Example: reducing door-open losses during a 200-plate push

If you load 200 plates continuously with doors open, you create a “heat leak” that the system may not recover from quickly. Splitting into five batches of 40 plates and closing doors between batches typically yields more stable holding and less overcooking/drying on edge plates.

Moving safely: corridors, elevators, ramps, and service line handoff

Route planning is a temperature-control strategy

The fastest route is not always the best route. Avoid tight turns that cause plates to shift, and avoid stops that lengthen holding time. Identify “pinch points” (elevator waits, door thresholds, guest cross-traffic) and build them into your timing.

Cart handling practices that prevent spills and injuries

  • Push (do not pull) when possible to protect posture and improve visibility around corners.
  • Use two-person handling for ramps: one pushing, one guiding and controlling speed.
  • Brake during loading/unloading and when stopped on any incline, even slight ones.
  • Avoid stacking beyond the cart’s rated capacity; stability failures are usually overload failures.

Handoff to the service line

Designate a single “cabinet captain” at the line: one person controls door openings, release timing, and temperature checks. This reduces repeated door openings by multiple staff and improves plate consistency across the room.

Food safety controls built for real banquet conditions

Heated banquet cabinets support safe service, but they do not replace proper cooking, reheating, and time/temperature control. Build your controls around measurable checkpoints and quick corrective actions.

Operational checkpoints for banquet carts and heated banquet cabinets
Process step Target How to verify If it fails
Preheat complete Stable cabinet air temp before loading Built-in thermometer plus recovery test after door open Extend preheat; check door seal; reduce load density
Hot holding Food above 135°F (57°C) Probe representative plates/trays at start and mid-hold Reheat per policy; shorten hold; adjust release timing
Door discipline Minimize open time and frequency Assign one operator; track batch loading Re-train; re-stage product; load in smaller batches
Allergen control No cross-contact Separate shelves/labels; dedicated utensils and covers Remake affected plates; sanitize contact surfaces

Key operational takeaway: log product temperature, not just cabinet air temperature.
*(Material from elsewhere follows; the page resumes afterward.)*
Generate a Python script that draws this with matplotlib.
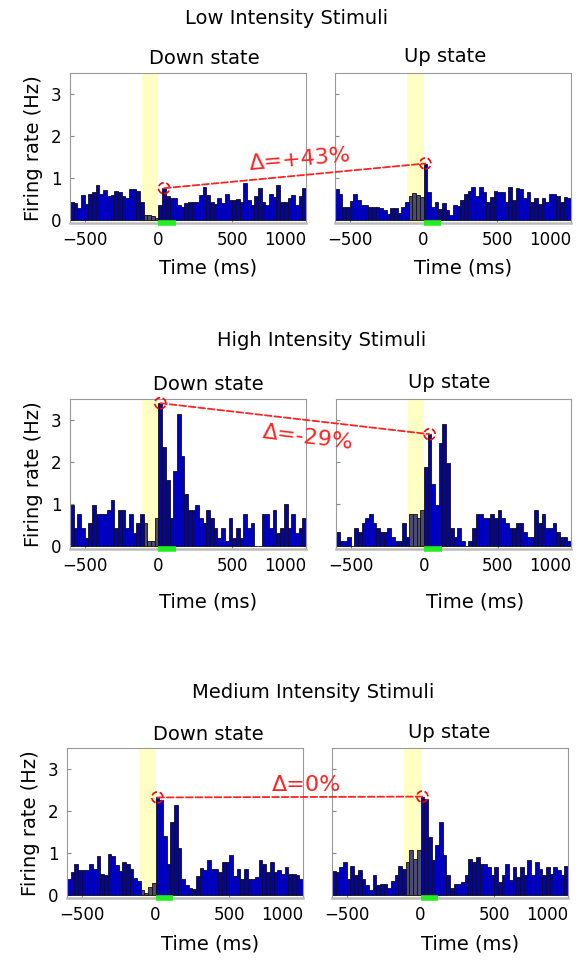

Cabinets stabilize conditions, but only product temps confirm control.

Cleaning and maintenance that keep holding performance consistent

Daily close-down routine

  • Unplug, cool down, and wipe interior/exterior with a food-safe cleaner; avoid soaking controls.
  • Remove crumbs/grease from door tracks and gaskets; residue prevents a tight seal.
  • Clean trays, slides, and racks separately; fully dry before reinstalling.

Weekly and monthly checks that prevent “mystery temp drift”

  • Inspect gaskets for cracks and flattening; replace if the door no longer seals evenly.
  • Check caster hardware and brakes; lubricate if your caster design supports it.
  • Validate cabinet thermometer accuracy with a known-good reference to reduce false confidence.

Choosing specs that match your workload

Buying decisions should be anchored to your actual service profile: plated vs. bulk, distance to ballroom, elevator use, and how long you truly need to hold. Focus on capacity, recovery, mobility, and cleanability.

Selection checklist for banquet carts and heated banquet cabinets

  • Capacity: plates (e.g., 120–180+) or tray slides sized to your pan standard.
  • Heating system and recovery: faster recovery supports batch loading without temperature sag.
  • Humidity control: helpful for carving meats and covered plates; less helpful for crisp items.
  • Mobility: caster size, brakes, bumpers, and turning radius for your hallways and elevators.
  • Weight rating: match the cart/cabinet capacity to your heaviest realistic load.
  • Serviceability: removable heaters, accessible panels, and straightforward cleaning surfaces.
When to choose a banquet cart vs. a heated banquet cabinet
Need Best fit Why it matters in service
Move a large volume of plates quickly Banquet cart Optimizes staging and labor flow when timing is tight
Hold hot food safely before release Heated banquet cabinet Reduces temperature drop and smooths service peaks
Long travel from kitchen to ballroom Heated unit + route discipline Minimizes risk from delays at elevators and doors
Crisp items and delicate garnishes Banquet cart (short hold) or low-humidity heated hold Avoids steam-softening and protects plating quality

If you align equipment choice with your real service constraints—distance, hold time, and plate type—you will typically see fewer remakes, smoother course releases, and more consistent guest experience.